Calculators may be required in the pursuit of happiness.
Antigonish is hosting an international conference this week on gross national happiness, an alternative measure to economics on how well society is doing.
It's the guiding principle in the Kingdom of Bhutan, a country in the Himalayas that has sent 20 people to this conference, called Rethinking Development, where delegates will try to come up with ways to measure happiness.
"Happiness in general has to do with being able to balance the two most important aspects of life, and that is the material needs of the human being as well as the spiritual needs," said Jigmi Thinley, Bhutan's home minister.
"Unfortunately, conventional development is biased and it's catering only to the material needs, and we think it's important that both are pursued through deliberate development policies."
Thinley said every development project and strategy should be analysed for its impact on the "four pillars" of national happiness: sustainable and equitable economic development, environmental conservation, cultural promotion and good governance.
When it comes to tourism, for example, Thinley said his small country wants only as many visitors as it can handle. Backpackers are discouraged, he said, because they add little economically and cause cultural and ecological harm.
Thinley will give a keynote address at the conference, which has attracted more than 450 people from 30 countries.
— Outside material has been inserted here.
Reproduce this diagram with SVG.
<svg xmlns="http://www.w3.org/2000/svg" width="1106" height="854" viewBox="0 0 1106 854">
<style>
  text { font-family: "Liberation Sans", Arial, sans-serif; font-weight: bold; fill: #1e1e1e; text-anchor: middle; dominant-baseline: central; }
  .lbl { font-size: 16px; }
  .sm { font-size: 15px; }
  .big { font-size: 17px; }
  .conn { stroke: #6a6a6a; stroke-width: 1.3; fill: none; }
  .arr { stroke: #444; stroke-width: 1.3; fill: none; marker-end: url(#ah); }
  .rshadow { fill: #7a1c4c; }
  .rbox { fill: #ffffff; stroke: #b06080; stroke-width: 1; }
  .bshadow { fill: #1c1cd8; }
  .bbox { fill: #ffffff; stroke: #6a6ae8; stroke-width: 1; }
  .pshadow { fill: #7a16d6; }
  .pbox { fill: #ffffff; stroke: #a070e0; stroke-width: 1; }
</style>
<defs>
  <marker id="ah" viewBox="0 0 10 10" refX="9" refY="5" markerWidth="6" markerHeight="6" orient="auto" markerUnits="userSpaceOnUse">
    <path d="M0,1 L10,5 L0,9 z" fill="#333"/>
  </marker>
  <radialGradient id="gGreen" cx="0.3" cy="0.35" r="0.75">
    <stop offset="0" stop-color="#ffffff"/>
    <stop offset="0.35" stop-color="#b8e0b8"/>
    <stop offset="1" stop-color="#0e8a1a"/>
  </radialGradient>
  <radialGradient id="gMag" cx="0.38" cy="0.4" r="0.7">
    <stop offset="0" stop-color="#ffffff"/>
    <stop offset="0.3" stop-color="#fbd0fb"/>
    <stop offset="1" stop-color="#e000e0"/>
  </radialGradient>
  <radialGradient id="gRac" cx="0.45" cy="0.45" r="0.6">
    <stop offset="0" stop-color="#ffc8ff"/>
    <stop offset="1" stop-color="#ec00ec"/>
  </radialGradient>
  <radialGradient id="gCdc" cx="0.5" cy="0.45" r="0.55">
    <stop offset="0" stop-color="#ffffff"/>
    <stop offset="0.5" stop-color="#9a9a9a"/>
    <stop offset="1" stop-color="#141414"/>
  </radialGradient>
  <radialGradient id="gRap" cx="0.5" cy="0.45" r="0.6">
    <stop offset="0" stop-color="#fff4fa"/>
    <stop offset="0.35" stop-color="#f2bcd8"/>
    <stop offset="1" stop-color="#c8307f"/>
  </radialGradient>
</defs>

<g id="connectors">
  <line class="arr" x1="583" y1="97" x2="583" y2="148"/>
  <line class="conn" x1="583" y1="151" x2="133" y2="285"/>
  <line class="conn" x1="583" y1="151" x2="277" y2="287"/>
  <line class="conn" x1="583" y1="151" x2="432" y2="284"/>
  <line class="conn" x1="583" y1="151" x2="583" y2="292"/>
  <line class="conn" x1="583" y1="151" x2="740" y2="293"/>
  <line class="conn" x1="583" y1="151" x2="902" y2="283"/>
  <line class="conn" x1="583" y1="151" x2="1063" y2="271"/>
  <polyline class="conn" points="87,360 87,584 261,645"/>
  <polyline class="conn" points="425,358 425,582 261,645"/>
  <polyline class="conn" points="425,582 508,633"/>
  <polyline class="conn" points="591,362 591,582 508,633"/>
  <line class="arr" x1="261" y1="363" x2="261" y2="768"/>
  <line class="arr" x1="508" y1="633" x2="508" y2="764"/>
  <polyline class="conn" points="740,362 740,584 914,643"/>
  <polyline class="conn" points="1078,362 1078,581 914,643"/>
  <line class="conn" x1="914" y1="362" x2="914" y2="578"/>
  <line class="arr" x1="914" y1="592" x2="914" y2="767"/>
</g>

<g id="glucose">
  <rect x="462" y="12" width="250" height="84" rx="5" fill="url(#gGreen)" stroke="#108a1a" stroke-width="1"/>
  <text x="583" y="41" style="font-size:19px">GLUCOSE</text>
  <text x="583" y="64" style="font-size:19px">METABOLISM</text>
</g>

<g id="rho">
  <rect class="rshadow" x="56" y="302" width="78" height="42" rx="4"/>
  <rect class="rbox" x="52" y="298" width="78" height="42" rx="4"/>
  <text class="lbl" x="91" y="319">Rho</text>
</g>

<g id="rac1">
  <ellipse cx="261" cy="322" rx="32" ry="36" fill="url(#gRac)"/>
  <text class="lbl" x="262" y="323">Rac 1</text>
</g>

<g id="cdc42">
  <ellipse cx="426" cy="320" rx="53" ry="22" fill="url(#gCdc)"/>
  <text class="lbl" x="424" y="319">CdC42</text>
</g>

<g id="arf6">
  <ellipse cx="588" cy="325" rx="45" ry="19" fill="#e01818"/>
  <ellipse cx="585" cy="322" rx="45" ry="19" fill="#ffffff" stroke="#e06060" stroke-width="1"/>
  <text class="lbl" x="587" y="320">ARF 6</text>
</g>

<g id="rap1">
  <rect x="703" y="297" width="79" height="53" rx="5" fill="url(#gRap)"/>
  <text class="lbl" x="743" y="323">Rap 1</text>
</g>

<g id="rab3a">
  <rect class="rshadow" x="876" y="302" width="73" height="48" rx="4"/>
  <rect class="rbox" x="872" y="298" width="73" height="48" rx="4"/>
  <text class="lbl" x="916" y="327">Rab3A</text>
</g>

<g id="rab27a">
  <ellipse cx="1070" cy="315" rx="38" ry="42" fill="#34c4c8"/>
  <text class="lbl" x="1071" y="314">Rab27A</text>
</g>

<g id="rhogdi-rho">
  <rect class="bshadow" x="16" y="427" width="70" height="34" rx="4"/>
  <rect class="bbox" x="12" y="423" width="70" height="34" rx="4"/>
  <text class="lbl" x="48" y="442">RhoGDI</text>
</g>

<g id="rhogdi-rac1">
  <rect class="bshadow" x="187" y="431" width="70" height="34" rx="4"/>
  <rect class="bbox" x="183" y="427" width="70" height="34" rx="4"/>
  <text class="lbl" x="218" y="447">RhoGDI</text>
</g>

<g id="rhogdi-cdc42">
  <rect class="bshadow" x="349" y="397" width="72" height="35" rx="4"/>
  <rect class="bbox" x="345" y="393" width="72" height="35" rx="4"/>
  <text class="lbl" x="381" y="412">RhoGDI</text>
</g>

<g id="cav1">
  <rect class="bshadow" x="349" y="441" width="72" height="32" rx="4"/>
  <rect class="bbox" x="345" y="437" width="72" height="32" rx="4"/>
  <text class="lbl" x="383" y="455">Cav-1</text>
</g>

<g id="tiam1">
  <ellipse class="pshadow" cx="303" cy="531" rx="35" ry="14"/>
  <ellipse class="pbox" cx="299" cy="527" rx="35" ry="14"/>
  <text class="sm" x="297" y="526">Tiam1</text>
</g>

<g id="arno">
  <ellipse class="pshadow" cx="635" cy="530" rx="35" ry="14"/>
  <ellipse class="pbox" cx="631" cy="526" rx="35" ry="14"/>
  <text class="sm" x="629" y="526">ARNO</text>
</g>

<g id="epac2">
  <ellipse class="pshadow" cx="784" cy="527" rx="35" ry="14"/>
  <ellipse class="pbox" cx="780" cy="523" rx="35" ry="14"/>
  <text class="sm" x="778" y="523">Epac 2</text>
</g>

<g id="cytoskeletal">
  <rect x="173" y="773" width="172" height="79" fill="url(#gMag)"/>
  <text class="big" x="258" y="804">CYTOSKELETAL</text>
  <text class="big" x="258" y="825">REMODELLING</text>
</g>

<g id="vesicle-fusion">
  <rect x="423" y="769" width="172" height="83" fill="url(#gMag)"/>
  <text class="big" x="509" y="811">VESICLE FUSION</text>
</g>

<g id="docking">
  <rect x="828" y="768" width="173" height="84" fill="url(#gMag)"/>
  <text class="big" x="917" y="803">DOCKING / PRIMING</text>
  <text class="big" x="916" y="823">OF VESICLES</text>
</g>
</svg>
They include academics, farmers, environmentalists, performers and entrepreneurs.
Nova Scotia may seem like an unlikely place to set out a new development agency, said organizer Ron Coleman, but its size makes it a good location to try out alternatives.
"Bhutan is a very little country in the Himalayas [and] has about the same population as Nova Scotia, so a small place might be better suited to be an experiment of a new kind of development than a big place," said Coleman, executive director of GPI Atlantic, a non-profit research group.
After attending the first conference on happiness in Bhutan last year, Coleman was inspired to organize this meeting in Antigonish. He has been working since 1997 to define a Genuine Progress Index (GPI) as an alternative to Gross Domestic Product (GDP).
"In a way, we have a better chance here in Nova Scotia. We have more opportunity and more leeway than perhaps we would in Toronto, where they're more hooked to the GDP bandwagon," Coleman said.
Mary Coyle, with the Coady International Institute in Antigonish, agrees. The conference has her thinking of Father Moses Coady, credited with starting a movement of credit unions and co-operatives in the area in the 1920s.
"As Bhutan talks about the concept of gross national happiness as the outcome that they want to see for their country and their people, Coady talked about the good society," said Coyle, conference co-chair.
"I believe that Coady talked about – and that we're all still striving for – is one where there's a vibrant yet fair economy, is one where people have a voice and there's good governance, and that the environment is preserved and enhanced."